The intention behind a Moratorium is to give a company some breathing space while the directors consider what steps should be taken next and whether a compromise with creditors can be reached or other steps under insolvency legislation should be taken. The process can only be commenced and maintained with the purpose of rescuing the company as a going concern (not the “business”, you will note) so it is envisaged it will only be used where solvent rescue is the aim.

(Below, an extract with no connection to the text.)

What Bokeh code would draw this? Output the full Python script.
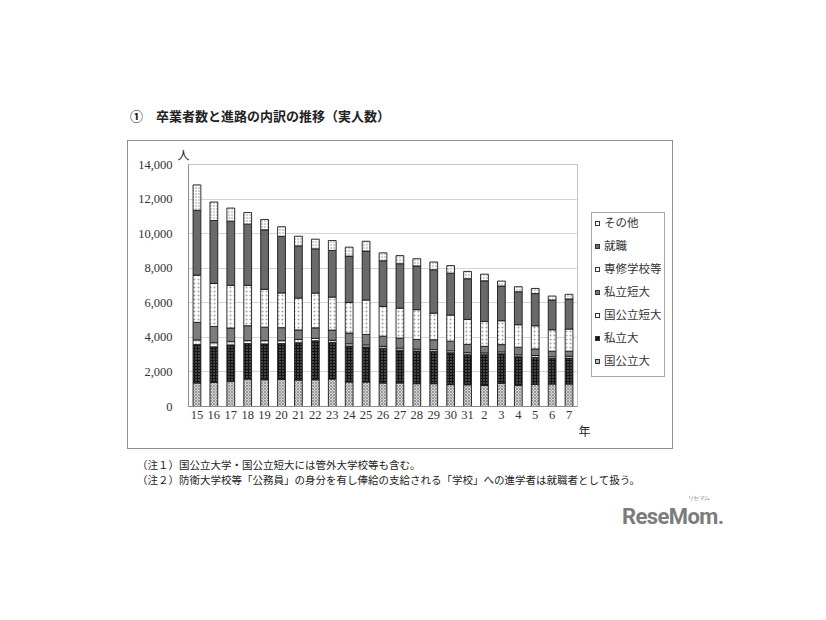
from bokeh.plotting import figure
from bokeh.layouts import column, row
from bokeh.models import (ColumnDataSource, Range1d, Title, Div,
                          NumeralTickFormatter, SingleIntervalTicker, FixedTicker)
from bokeh.embed import file_html
from bokeh.resources import INLINE

# ---- data (graduates by destination, persons) ----
years = ["15", "16", "17", "18", "19", "20", "21", "22", "23", "24", "25", "26",
         "27", "28", "29", "30", "31", "2", "3", "4", "5", "6", "7"]
kokkoritsu_dai = [1360, 1400, 1455, 1590, 1550, 1570, 1530, 1550, 1590, 1420, 1415, 1360,
                  1360, 1320, 1320, 1270, 1260, 1225, 1340, 1225, 1280, 1300, 1300]
shiritsu_dai = [2220, 2050, 2105, 2050, 2070, 2070, 2160, 2250, 2110, 2080, 2025, 2010,
                1900, 1890, 1860, 1840, 1740, 1775, 1710, 1655, 1560, 1470, 1500]
kokkoritsu_tandai = [270, 240, 190, 170, 190, 170, 190, 140, 130, 130, 120, 110,
                     120, 110, 110, 110, 110, 100, 110, 110, 110, 100, 110]
shiritsu_tandai = [1020, 940, 790, 860, 780, 750, 550, 610, 590, 620, 610, 585,
                   580, 560, 570, 560, 480, 380, 420, 440, 380, 330, 290]
senshu = [2730, 2490, 2470, 2340, 2190, 2010, 1845, 2010, 1910, 1770, 1990, 1725,
          1730, 1720, 1540, 1510, 1450, 1440, 1380, 1300, 1340, 1240, 1280]
shushoku = [3750, 3640, 3710, 3540, 3440, 3270, 3015, 2560, 2700, 2680, 2830, 2640,
            2570, 2530, 2510, 2420, 2350, 2350, 2010, 1910, 1860, 1720, 1740]
sonota = [1470, 1070, 760, 670, 600, 560, 560, 560, 570, 520, 570, 460,
          470, 420, 450, 440, 425, 385, 285, 290, 300, 230, 270]

series_keys = ["kd", "sd", "kt", "st", "se", "sh", "so"]
series_names = ["国公立大", "私立大", "国公立短大", "私立短大", "専修学校等", "就職", "その他"]
y_ticks_interval = 2000

title_text = "①　卒業者数と進路の内訳の推移（実人数）"
note1 = "（注１）国公立大学・国公立短大には管外大学校等も含む。"
note2 = "（注２）防衛大学校等「公務員」の身分を有し俸給の支給される「学校」への進学者は就職者として扱う。"

xpos = list(range(len(years)))
source = ColumnDataSource(dict(x=xpos, year=years, kd=kokkoritsu_dai, sd=shiritsu_dai,
                               kt=kokkoritsu_tandai, st=shiritsu_tandai,
                               se=senshu, sh=shushoku, so=sonota))

JP = "Noto Sans CJK JP"
NUM = "Liberation Serif"

p = figure(width=466, height=307, x_range=Range1d(-0.5, len(years) - 0.5),
           y_range=Range1d(0, 14000), output_backend="svg", toolbar_location=None,
           min_border_left=60, min_border_right=17, min_border_top=21,
           min_border_bottom=42)

p.background_fill_color = "white"
p.border_fill_color = "white"
p.outline_line_color = "#c4c4c4"
p.xgrid.visible = False
p.ygrid.grid_line_color = "#d4d4d4"
p.ygrid.grid_line_width = 1

p.yaxis.ticker = SingleIntervalTicker(interval=y_ticks_interval)
p.yaxis.formatter = NumeralTickFormatter(format="0,0")
p.xaxis.ticker = FixedTicker(ticks=xpos)
p.xaxis.major_label_overrides = {i: y for i, y in zip(xpos, years)}
for ax in (p.xaxis, p.yaxis):
    ax.axis_line_color = "#8c8c8c"
    ax.major_tick_line_color = None
    ax.minor_tick_line_color = None
    ax.major_tick_in = 0
    ax.major_tick_out = 0
    ax.major_label_text_font = NUM
    ax.major_label_text_font_size = "12.5px"
    ax.major_label_text_color = "#333333"
p.yaxis.major_label_standoff = 12
p.xaxis.major_label_standoff = 4

fills = ["#d4d4d4", "#151515", "white", "#7d7d7d", "white", "#6a6a6a", "white"]
hatches = ["x", ".", ".", " ", ".", " ", "."]
hatch_colors = ["#808080", "#8a8a8a", "#8a8a8a", "#7d7d7d", "#a0a0a0", "#6a6a6a", "#8a8a8a"]
hatch_scales = [3.0, 3.0, 3.0, 3.0, 4.0, 3.0, 3.0]
hatch_weights = [0.7, 0.9, 0.9, 0.5, 0.9, 0.5, 0.9]

renderers = p.vbar_stack(series_keys, x="x", width=0.46, source=source,
                         fill_color=fills, hatch_pattern=hatches, hatch_color=hatch_colors,
                         hatch_scale=hatch_scales, hatch_weight=hatch_weights,
                         line_color="#1a1a1a", line_width=0.9)

# unit labels
p.add_layout(Title(text="人", align="left", offset=-11, standoff=4,
                   text_font=JP, text_font_size="12px", text_font_style="normal",
                   text_color="#222222"), "above")
p.add_layout(Title(text="年", align="right", offset=-13, standoff=0, vertical_align="top",
                   text_font=JP, text_font_size="12px", text_font_style="normal",
                   text_color="#222222"), "below")

# legend (top entry = top of stack)
legend_fills = ["white", "#6a6a6a", "white", "#7d7d7d", "white", "#151515", "#bdbdbd"]
legend_rows = "".join(
    '<div style="height:23px; line-height:23px; white-space:nowrap">'
    '<span style="display:inline-block; width:5px; height:5px; border:1px solid #333; '
    f'background:{c}; margin:0 4px 0 0; vertical-align:middle"></span>{name}</div>'
    for name, c in zip(reversed(series_names), legend_fills))
legend_div = Div(
    text=('<div style="margin:71px 0 0 -3px; width:74px; height:165px; box-sizing:border-box; '
          'border:1px solid #a8a8a8; padding:0 0 0 3px; background:white">'
          f'<div style="margin-top:-2px">{legend_rows}</div></div>'),
    width=78, height=307, margin=0,
    styles={"font-family": JP, "font-size": "11.5px", "color": "#333333"})

chart = row(p, legend_div, spacing=0, margin=(13, 0, 0, 128),
            styles={"outline": "1px solid #8f8f8f", "outline-offset": "0px",
                    "background": "white"})

title_div = Div(text=title_text, width=640, height=20, margin=(108, 0, 0, 130),
                styles={"font-family": JP, "font-size": "13px", "font-weight": "bold",
                        "color": "#222222", "line-height": "16px", "white-space": "nowrap"})
note_style = {"font-family": JP, "font-size": "10.5px", "color": "#222222",
              "line-height": "15px", "white-space": "nowrap"}
note1_div = Div(text=note1, width=640, height=15, margin=(9, 0, 0, 137), styles=note_style)
note2_div = Div(text=note2, width=640, height=15, margin=(0, 0, 0, 137), styles=note_style)
logo_div = Div(text='<span style="position:relative">ReseMom.'
                    '<span style="position:absolute; left:66px; top:-9px; font-size:6px; '
                    'line-height:6px; font-weight:normal">リセマム</span></span>',
               width=130, height=30, margin=(16, 0, 0, 622),
               styles={"font-family": "Roboto", "font-size": "22px", "font-weight": "bold",
                       "letter-spacing": "-0.6px",
                       "color": "#7c7c7c", "line-height": "27px", "white-space": "nowrap"})

layout = column(title_div, chart, note1_div, note2_div, logo_div, spacing=0)

open("out.html", "w").write(file_html(layout, INLINE))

Corporate restructuring – Part 26A proceedings
A new corporate Restructuring Plan will be introduced similar to a scheme of arrangement but exclusively for companies experiencing “financial difficulty” and with the express aim of eliminating, reducing, preventing or mitigating the effect of any of the financial difficulties the company is experiencing. A detailed look at the Restructuring Plan process is beyond the scope of this note. Of note, however, is the fact that the procedure introduces the concept of “cross-class cram down”. Essentially this prevents dissenting classes of creditors or shareholders obstructing a restructuring plan which is otherwise in the company’s and creditors’ interests. Under the new process, the court can sanction a Restructuring Plan provided that the classes voting against the plan will be no worse off than they would be in the relevant alternative, requiring the court to consider what would most likely occur in relation to the company if the Restructuring Plan were not sanctioned. In addition, the court has absolute discretion whether or not to sanction a restructuring plan even where approval from all stakeholders has been obtained.

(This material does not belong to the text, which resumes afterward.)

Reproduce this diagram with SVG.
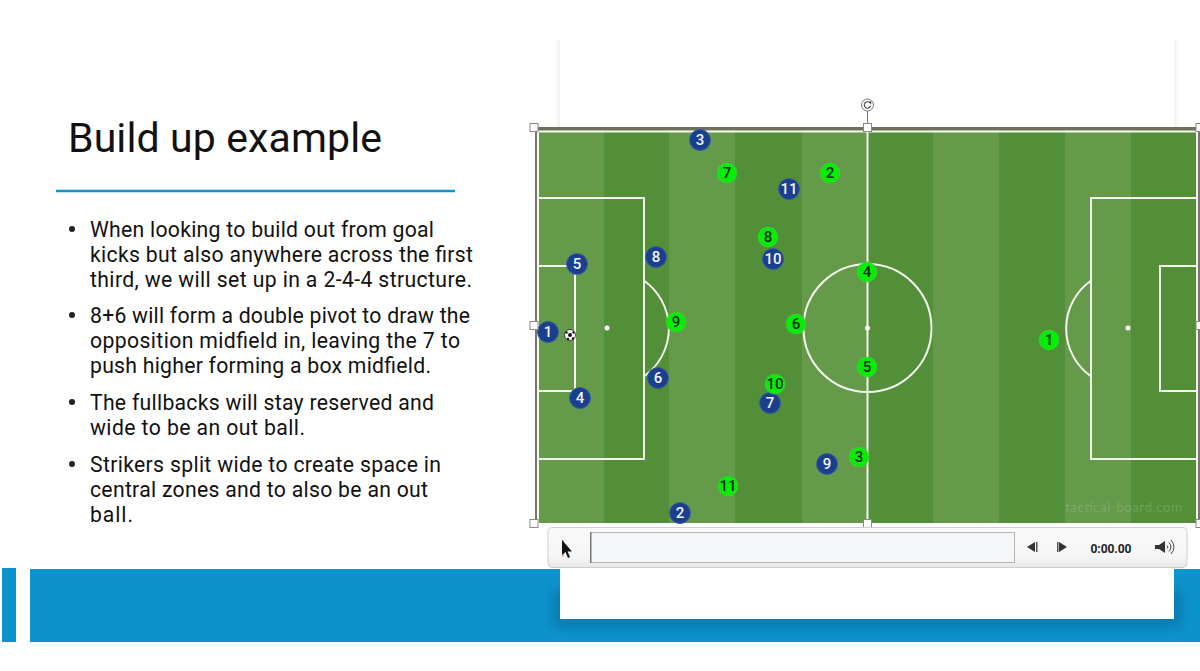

From the pensions perspective, it should be noted that the new Restructuring Plan does not appear to be a qualifying insolvency event, meaning that a PPF assessment period would not be triggered when a plan is proposed or approved. Industry commentary suggests that it may be easier to get approval of a proposal if the supporter of a key creditor such as a pension scheme trustee is obtained. In addition, where a key stakeholder is not supportive of the proposal, the ability for the court to override the dissenting view, means that company rescues may be easier to approve resulting in the continued survival of companies which might not otherwise have survived.

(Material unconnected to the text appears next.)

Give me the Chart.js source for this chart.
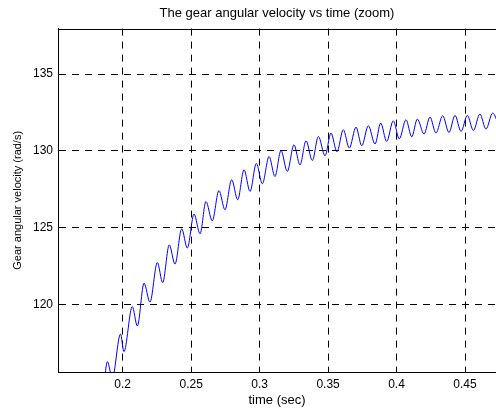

Pensions Regulator activity
What is not clear is how the Moratorium and Restructuring Plan procedures link into potential regulatory activity by the Pensions Regulator. It may be that associated activity falls within the existing notifiable events regime but we have not at the date of publication seen any detail from the Pensions Regulator or from the Pension Protection Fund on their view of how the new provisions may impact on pension schemes.
Within the Moratorium process, the draft legislation defines the term “pre-moratorium debt” as any debt or other liability to which the company has become or may become subject during the Moratorium by reason of any obligation incurred before the Moratorium comes into force. As a result of the Supreme Pensions Regulator Activity judgment in the Nortel cases (which related to the classification of contribution notices and financial support directions in administration), this is likely to mean contribution notices and financial support directions issued during the Moratorium will be classed as pre-Moratorium debts and will be subject to a payment holiday while the Moratorium is in place.
Action for trustees and employers
Trustees need to ensure that they continue to keep close to scheme sponsors and monitor the continuing financial position. An open dialogue between employers and trustees should be maintained ensuring that the trustees take their seat at the table alongside other creditors. This should assist trustees in considering the appropriate steps to be taken to ensure that members’ interests are not prejudiced.